Correctness: I did not have time to thoroughly check all the proofs, but skimmed through some of them and did not find any errors. It is quite possible that I might have missed them. The claims made in the introduction about computational complexity are not really borne out later in the paper, as noted above. To set more realistic expectations for the reader, the nature of the assumptions (perfect realizability, small covering number, optimization oracle for potentially large neural networks) should be mentioned along with or instead of those claims.

Clarity: On the whole, the paper is fairly clear, apart from the misleading claims I have already described above.

Relation to Prior Work: The prior work section in the appendix is brief but serviceable. However, the comparison of the strengths and weaknesses of this work compared to existing literature is unfortunately one-sided. In particular, the claims of prior algorithms being computationally challenging (l. 496) apply to this work as well, and the following claim about not requiring additional assumptions on the transition model are wrong; assumption 4.1 is most certainly a (strong) additional assumption.

Reproducibility: Yes

### Review 3

Summary and Contributions: The authors propose a least-square value iteration algorithm with exploration bonus and derive regret bounds under both kernel and neural approximation schemes.

Strengths: The results are mainly theoretical. Such results provide insights for further understanding of the conditions needed for RL algorithms to converge to near-optimal solutions.

Weaknesses: It is not clear how much impact the proposed algorithm has to RL in practice.

Correctness: I did not check the proofs but the results seem plausible.

Clarity: The paper is easy to read, assuming that the reader is already familiar with most of the ideas in the literature this work is building on.

Relation to Prior Work: The authors did a decent job connecting the present work to prior works.

Reproducibility: Yes

Additional Feedback: It would be great if the authors could provide more insights in terms of how the proposed algorithm (such as the use of proper exploration bonus) can be applicable in practice.

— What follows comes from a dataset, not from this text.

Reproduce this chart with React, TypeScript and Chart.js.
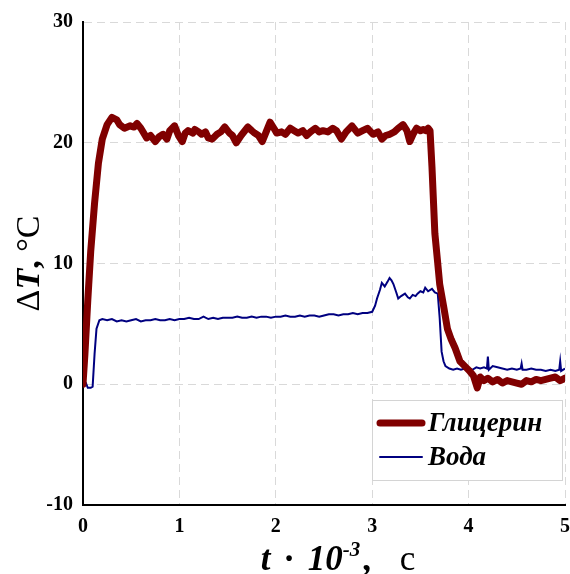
import React, { useEffect, useRef } from "react";
import { Chart, registerables } from "chart.js";

Chart.register(...registerables);

// ---- data (t · 10^-3 s, ΔT °C) ----
const seriesNames = ["Глицерин", "Вода"];
const seriesColors = ["#800000", "#000080"];

const glycerinT = [
  0, 0.02, 0.05, 0.08, 0.12, 0.16, 0.2, 0.25, 0.3, 0.35, 0.38, 0.43, 0.49, 0.53, 0.56, 0.6, 0.66, 0.7, 0.75, 0.79,
  0.83, 0.87, 0.9, 0.95, 0.99, 1.03, 1.06, 1.09, 1.14, 1.16, 1.2, 1.23, 1.27, 1.3, 1.34, 1.39, 1.43, 1.47, 1.52, 1.55,
  1.59, 1.64, 1.71, 1.75, 1.78, 1.82, 1.86, 1.9, 1.94, 1.98, 2.01, 2.06, 2.1, 2.15, 2.19, 2.23, 2.28, 2.32, 2.36, 2.41,
  2.45, 2.49, 2.54, 2.59, 2.63, 2.68, 2.73, 2.79, 2.85, 2.9, 2.95, 3.01, 3.06, 3.1, 3.14, 3.18, 3.23, 3.27, 3.32, 3.36,
  3.39, 3.43, 3.46, 3.5, 3.53, 3.56, 3.58, 3.6, 3.62, 3.65, 3.68, 3.7, 3.74, 3.78, 3.82, 3.86, 3.91, 3.96, 4.01, 4.05,
  4.09, 4.12, 4.16, 4.2, 4.25, 4.3, 4.35, 4.4, 4.45, 4.5, 4.55, 4.6, 4.65, 4.7, 4.75, 4.8, 4.85, 4.9, 4.95, 5.0,
];
const glycerinDT = [
  0, 2.5, 7, 11, 15, 18.3, 20.3, 21.5, 22.1, 21.9, 21.5, 21.2, 21.4, 21.3, 21.6, 21.2, 20.4, 20.6, 20.1, 20.5,
  20.7, 20.3, 21.0, 21.4, 20.6, 20.1, 20.8, 21.0, 20.8, 21.1, 20.9, 20.7, 20.9, 20.4, 20.3, 20.7, 20.9, 21.3, 20.8, 20.6,
  20.0, 20.6, 21.3, 21.0, 20.8, 20.6, 20.1, 20.9, 21.7, 21.2, 20.8, 20.9, 20.7, 21.2, 21.0, 20.8, 21.0, 20.6, 20.9, 21.2,
  20.9, 21.0, 20.9, 21.2, 21.0, 20.3, 20.9, 21.4, 20.8, 21.0, 21.2, 20.7, 20.9, 20.3, 20.6, 20.7, 20.9, 21.2, 21.5, 21.0,
  20.1, 20.8, 21.2, 21.0, 21.1, 21.0, 21.2, 21.0, 18.0, 12.5, 10.0, 8.3, 6.5, 4.6, 3.7, 3.0, 1.9, 1.5, 1.1, 0.7,
  -0.3, 0.6, 0.3, 0.5, 0.2, 0.4, 0.1, 0.3, 0.2, 0.1, 0.0, 0.3, 0.2, 0.4, 0.3, 0.4, 0.5, 0.6, 0.3, 0.5,
];

const waterT = [
  0, 0.03, 0.05, 0.08, 0.1, 0.12, 0.14, 0.17, 0.2, 0.25, 0.3, 0.35, 0.4, 0.45, 0.5, 0.55, 0.6, 0.65, 0.7, 0.75,
  0.8, 0.85, 0.9, 0.95, 1.0, 1.05, 1.1, 1.15, 1.2, 1.25, 1.3, 1.35, 1.4, 1.45, 1.5, 1.55, 1.6, 1.65, 1.7, 1.75,
  1.8, 1.85, 1.9, 1.95, 2.0, 2.05, 2.1, 2.15, 2.2, 2.25, 2.3, 2.35, 2.4, 2.45, 2.5, 2.55, 2.6, 2.65, 2.7, 2.75,
  2.8, 2.85, 2.9, 2.95, 3.0, 3.03, 3.05, 3.08, 3.1, 3.13, 3.16, 3.18, 3.2, 3.22, 3.25, 3.27, 3.3, 3.34, 3.37, 3.39,
  3.42, 3.45, 3.47, 3.5, 3.53, 3.55, 3.58, 3.62, 3.65, 3.68, 3.7, 3.72, 3.74, 3.76, 3.8, 3.84, 3.88, 3.92, 3.96, 4.0,
  4.04, 4.08, 4.12, 4.16, 4.19, 4.2, 4.21, 4.25, 4.3, 4.35, 4.4, 4.45, 4.5, 4.54, 4.55, 4.56, 4.6, 4.65, 4.7, 4.75,
  4.8, 4.85, 4.9, 4.94, 4.95, 4.96, 5.0,
];
const waterDT = [
  0, 0.1, -0.3, -0.3, -0.2, 2.5, 4.6, 5.3, 5.4, 5.3, 5.4, 5.2, 5.3, 5.2, 5.3, 5.4, 5.2, 5.3, 5.3, 5.4,
  5.3, 5.3, 5.4, 5.3, 5.4, 5.4, 5.5, 5.4, 5.4, 5.6, 5.4, 5.5, 5.4, 5.5, 5.5, 5.5, 5.6, 5.5, 5.5, 5.6,
  5.5, 5.6, 5.6, 5.5, 5.6, 5.6, 5.7, 5.6, 5.6, 5.7, 5.6, 5.7, 5.7, 5.6, 5.7, 5.8, 5.8, 5.7, 5.8, 5.8,
  5.9, 5.8, 5.9, 5.9, 6.0, 6.5, 7.1, 7.8, 8.4, 8.1, 8.5, 8.8, 8.6, 8.3, 7.6, 7.1, 7.3, 7.5, 7.2, 7.1,
  7.4, 7.3, 7.5, 7.7, 7.6, 8.0, 7.7, 7.9, 7.6, 7.5, 5.5, 2.7, 1.9, 1.5, 1.3, 1.2, 1.3, 1.2, 1.3, 1.3,
  1.2, 1.4, 1.3, 1.4, 1.3, 2.3, 1.2, 1.5, 1.4, 1.3, 1.2, 1.3, 1.2, 1.3, 1.7, 1.2, 1.2, 1.3, 1.2, 1.2,
  1.1, 1.2, 1.1, 1.2, 1.9, 1.1, 1.3,
];

const xMin = 0, xMax = 5, xStep = 1;
const yMin = -10, yMax = 30, yStep = 10;

const FAMILY = '"Liberation Serif", "Times New Roman", serif';

type Part = { text: string; font: string; dy?: number; gapL?: number; gapR?: number };

const xTitleParts: Part[] = [
  { text: "t", font: `italic bold 35px ${FAMILY}` },
  { text: " · ", font: `bold 35px ${FAMILY}`, gapL: 4, gapR: 4 },
  { text: "10", font: `italic bold 35px ${FAMILY}` },
  { text: "-3", font: `italic bold 21px ${FAMILY}`, dy: -14 },
  { text: ",", font: `bold 35px ${FAMILY}`, gapL: 2 },
  { text: " с", font: `35px ${FAMILY}`, gapL: 20 },
];
const yTitleParts: Part[] = [
  { text: "Δ", font: `34px ${FAMILY}` },
  { text: "T", font: `italic bold 34px ${FAMILY}` },
  { text: ",", font: `bold 34px ${FAMILY}` },
  { text: " °C", font: `34px ${FAMILY}` },
];

function drawParts(ctx: CanvasRenderingContext2D, parts: Part[], cx: number, baseline: number) {
  let total = 0;
  const widths = parts.map((p) => {
    ctx.font = p.font;
    const w = ctx.measureText(p.text).width + (p.gapL || 0) + (p.gapR || 0);
    total += w;
    return w;
  });
  let x = cx - total / 2;
  parts.forEach((p, i) => {
    ctx.font = p.font;
    ctx.fillText(p.text, x + (p.gapL || 0), baseline + (p.dy || 0));
    x += widths[i];
  });
}

const overlayPlugin = {
  id: "overlayTitlesLegend",
  afterDraw(chart: any) {
    const ctx: CanvasRenderingContext2D = chart.ctx;
    const a = chart.chartArea;
    ctx.save();
    ctx.fillStyle = "#000";
    ctx.textBaseline = "alphabetic";
    ctx.textAlign = "left";
    // x axis title
    drawParts(ctx, xTitleParts, (a.left + a.right) / 2 + 14, a.bottom + 65);
    // y axis title
    ctx.save();
    ctx.translate(a.left - 44, (a.top + a.bottom) / 2);
    ctx.rotate(-Math.PI / 2);
    drawParts(ctx, yTitleParts, 0, 0);
    ctx.restore();

    // legend box
    const bw = 190, bh = 80;
    const bx = a.right - 3 - bw;
    const by = a.bottom - 25 - bh;
    ctx.fillStyle = "#fff";
    ctx.fillRect(bx, by, bw, bh);
    ctx.strokeStyle = "#d4d4d4";
    ctx.lineWidth = 1;
    ctx.strokeRect(bx + 0.5, by + 0.5, bw, bh);
    const rows = [by + 23, by + 57];
    chart.data.datasets.forEach((ds: any, i: number) => {
      const y = rows[i];
      ctx.strokeStyle = ds.borderColor;
      ctx.lineWidth = ds.borderWidth;
      ctx.lineCap = "round";
      ctx.beginPath();
      ctx.moveTo(bx + 8, y);
      ctx.lineTo(bx + 50, y);
      ctx.stroke();
      ctx.fillStyle = "#000";
      ctx.font = `italic bold 27px ${FAMILY}`;
      ctx.textBaseline = "middle";
      ctx.fillText(ds.label, bx + 56, y + 1);
    });
    ctx.restore();
  },
};

export default function App() {
  const ref = useRef<HTMLCanvasElement | null>(null);
  useEffect(() => {
    document.body.style.margin = "0";
    document.body.style.overflow = "hidden";
    const canvas = ref.current!;
    const tickFont = { family: FAMILY, size: 20, weight: "bold" as const };
    const gridCommon = { color: "#d9d9d9", lineWidth: 1, drawTicks: false };
    const borderCommon = { display: true, color: "#000", width: 2, dash: [8, 5] };
    const chart = new Chart(canvas, {
      type: "line",
      data: {
        datasets: [
          {
            label: seriesNames[0],
            data: glycerinT.map((t, i) => ({ x: t, y: glycerinDT[i] })),
            borderColor: seriesColors[0],
            borderWidth: 7,
            pointRadius: 0,
            tension: 0,
            borderJoinStyle: "round",
            borderCapStyle: "round",
          },
          {
            label: seriesNames[1],
            data: waterT.map((t, i) => ({ x: t, y: waterDT[i] })),
            borderColor: seriesColors[1],
            borderWidth: 2,
            pointRadius: 0,
            tension: 0,
          },
        ],
      },
      options: {
        responsive: false,
        animation: false,
        devicePixelRatio: 1,
        layout: { padding: { top: 22, right: 5, left: 0, bottom: 0 } },
        plugins: { legend: { display: false }, tooltip: { enabled: false } },
        scales: {
          x: {
            type: "linear",
            min: xMin,
            max: xMax,
            ticks: { stepSize: xStep, font: tickFont, color: "#000", padding: 10, maxRotation: 0 },
            grid: gridCommon,
            border: borderCommon,
            afterFit: (s: any) => {
              s.height = 69;
              s.paddingLeft = 0;
              s.paddingRight = 0;
            },
          },
          y: {
            type: "linear",
            min: yMin,
            max: yMax,
            ticks: { stepSize: yStep, font: tickFont, color: "#000", padding: 10 },
            grid: gridCommon,
            border: borderCommon,
            afterFit: (s: any) => {
              s.width = 83;
              s.paddingTop = 0;
              s.paddingBottom = 0;
            },
          },
        },
      },
      plugins: [overlayPlugin],
    } as any);
    return () => chart.destroy();
  }, []);
  return (
    <div style={{ width: 570, height: 574, position: "relative" }}>
      <canvas ref={ref} width={570} height={574} style={{ display: "block" }} />
    </div>
  );
}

For example, if the regret bound for NOVI is always worse than that of KOVI, why would one use NOVI? ===== Post-Rebuttal ===== I have read the authors' feedback, I maintain my score. Thank you.

### Review 4

Summary and Contributions: The authors proposed two provably efficient reinforcement learning algorithms called Kernel Optimistic least-squares Value Iteration (KOVI) and Neural Optimistic least-squares Value Iteration (NOVI) in episodic Markov Decision Processes with the horizon H, where both achieve O(H^2\sqrt(T))-regret bounds. Compared to the previous works with either tabular learning or linear function approximations, the submission has its novelty on the use of the powerful approximators such as Reproducing Kernel Hilbert Spaces (RKHSs) and overparameterized neural networks.

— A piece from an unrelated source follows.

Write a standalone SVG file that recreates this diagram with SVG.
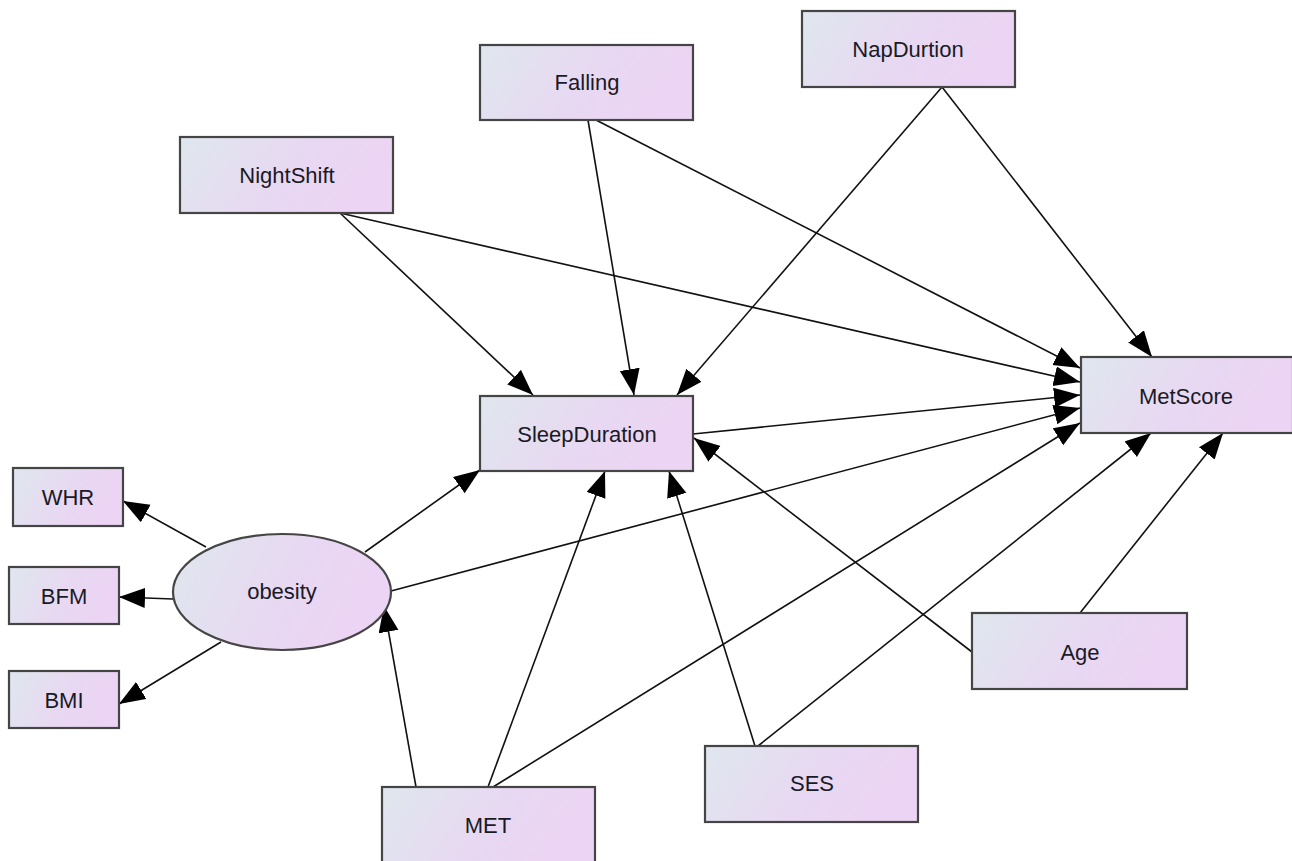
<svg xmlns="http://www.w3.org/2000/svg" width="1292" height="861" viewBox="0 0 1292 861">
<defs>
<linearGradient id="g" x1="0" y1="0" x2="1" y2="0.25">
<stop offset="0" stop-color="#dfe7ee"/>
<stop offset="0.6" stop-color="#e8d8f2"/>
<stop offset="1" stop-color="#ecd4f4"/>
</linearGradient>
<marker id="ah" markerUnits="userSpaceOnUse" markerWidth="28" markerHeight="22" refX="26" refY="10" orient="auto">
<path d="M0,0 L26,10 L0,20 z" fill="#000"/>
</marker>
<style>
.n{fill:url(#g);stroke:#454545;stroke-width:2.2}
.t{font-family:"Liberation Sans",Arial,sans-serif;font-size:22px;fill:#1a1a26;text-anchor:middle;dominant-baseline:central}
.c line{stroke:#111;stroke-width:1.6;marker-end:url(#ah)}
</style>
</defs>
<rect width="1292" height="861" fill="#fff"/>
<g class="c" id="connectors">
<line x1="340" y1="213" x2="533" y2="395"/>
<line x1="340" y1="213" x2="1080" y2="382"/>
<line x1="588" y1="120" x2="634" y2="395"/>
<line x1="596" y1="120" x2="1080" y2="368"/>
<line x1="942" y1="87" x2="677" y2="395"/>
<line x1="942" y1="87" x2="1152" y2="357"/>
<line x1="693" y1="434" x2="1080" y2="395"/>
<line x1="365" y1="552" x2="480" y2="470"/>
<line x1="391" y1="591" x2="1080" y2="408"/>
<line x1="488" y1="787" x2="605" y2="471"/>
<line x1="493" y1="787" x2="1080" y2="423"/>
<line x1="416" y1="787" x2="384" y2="606"/>
<line x1="755" y1="746" x2="669" y2="471"/>
<line x1="758" y1="746" x2="1151" y2="433"/>
<line x1="972" y1="652" x2="694" y2="438"/>
<line x1="1080" y1="613" x2="1223" y2="433"/>
<line x1="206" y1="547" x2="123" y2="501"/>
<line x1="173" y1="599" x2="119" y2="597"/>
<line x1="221" y1="642" x2="119" y2="704"/>
</g>
<g id="Falling"><rect class="n" x="480" y="45" width="213" height="75"/><text class="t" x="587" y="82">Falling</text></g>
<g id="NapDurtion"><rect class="n" x="802" y="11" width="213" height="76"/><text class="t" x="908" y="49">NapDurtion</text></g>
<g id="NightShift"><rect class="n" x="180" y="137" width="213" height="76"/><text class="t" x="287" y="175">NightShift</text></g>
<g id="SleepDuration"><rect class="n" x="480" y="396" width="213" height="75"/><text class="t" x="587" y="434">SleepDuration</text></g>
<g id="MetScore"><rect class="n" x="1081" y="357" width="212" height="76"/><text class="t" x="1186" y="396">MetScore</text></g>
<g id="WHR"><rect class="n" x="13" y="468" width="110" height="58"/><text class="t" x="68" y="497">WHR</text></g>
<g id="BFM"><rect class="n" x="9" y="567" width="110" height="57"/><text class="t" x="64" y="596">BFM</text></g>
<g id="BMI"><rect class="n" x="9" y="671" width="110" height="57"/><text class="t" x="64" y="700">BMI</text></g>
<g id="obesity"><ellipse class="n" cx="282" cy="592" rx="109" ry="58"/><text class="t" x="282" y="591">obesity</text></g>
<g id="Age"><rect class="n" x="972" y="613" width="215" height="76"/><text class="t" x="1080" y="652">Age</text></g>
<g id="SES"><rect class="n" x="705" y="746" width="213" height="76"/><text class="t" x="812" y="783">SES</text></g>
<g id="MET"><rect class="n" x="382" y="787" width="213" height="78"/><text class="t" x="488" y="825">MET</text></g>
</svg>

Strengths: The contribution of the submission is enough in the sense that it is the first provably efficient reinforcement learning methods with kernel and neural network approximations.

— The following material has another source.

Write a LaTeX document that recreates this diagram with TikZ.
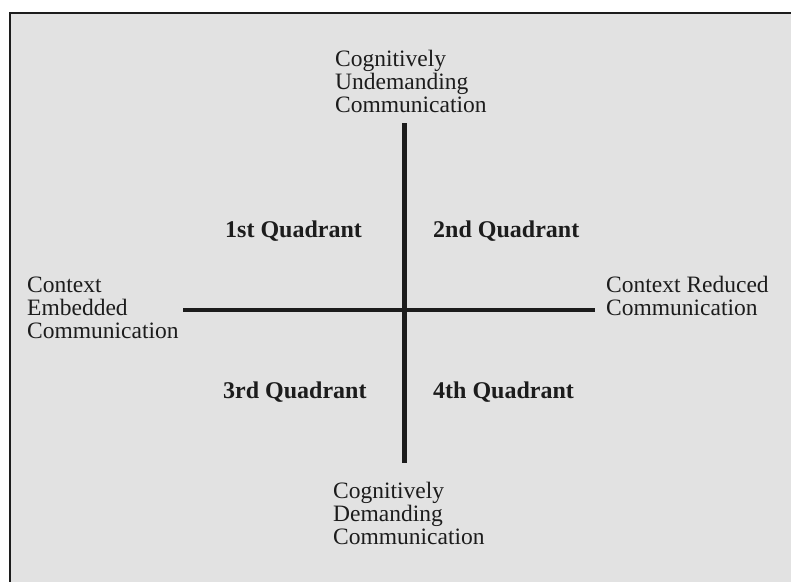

Weaknesses: Although the algorithm is shown to be computationally and statistically efficient, it seems difficult to be used in practice for the long-horizon setting (due to H^2 order). However, the submission is highly meaningful since this can give theoretical motivations for later works.

Correctness: Derivations and claims seem to be correct. This is a theoretical work without empirical studies.

Clarity: The submission is clearly written with clear mathematical definitions and notations. Sufficient explanations are given for all assumptions and theorems with the intuitive meaning of each term.

Relation to Prior Work: The relation to prior works is clearly specified in Appendix.

Reproducibility: Yes

Additional Feedback: The submission is extremely well-written, so there are not many comments I could make. The reason I score “accept” is due to the low confidence in my evaluation. One simple question is on Assumption 4.2 and Assumption 4.5. (which deal with assumptions on eigenvalues) and how it affects the proof. --- After I read other reviewers' comments and author response, I decided to keep my score.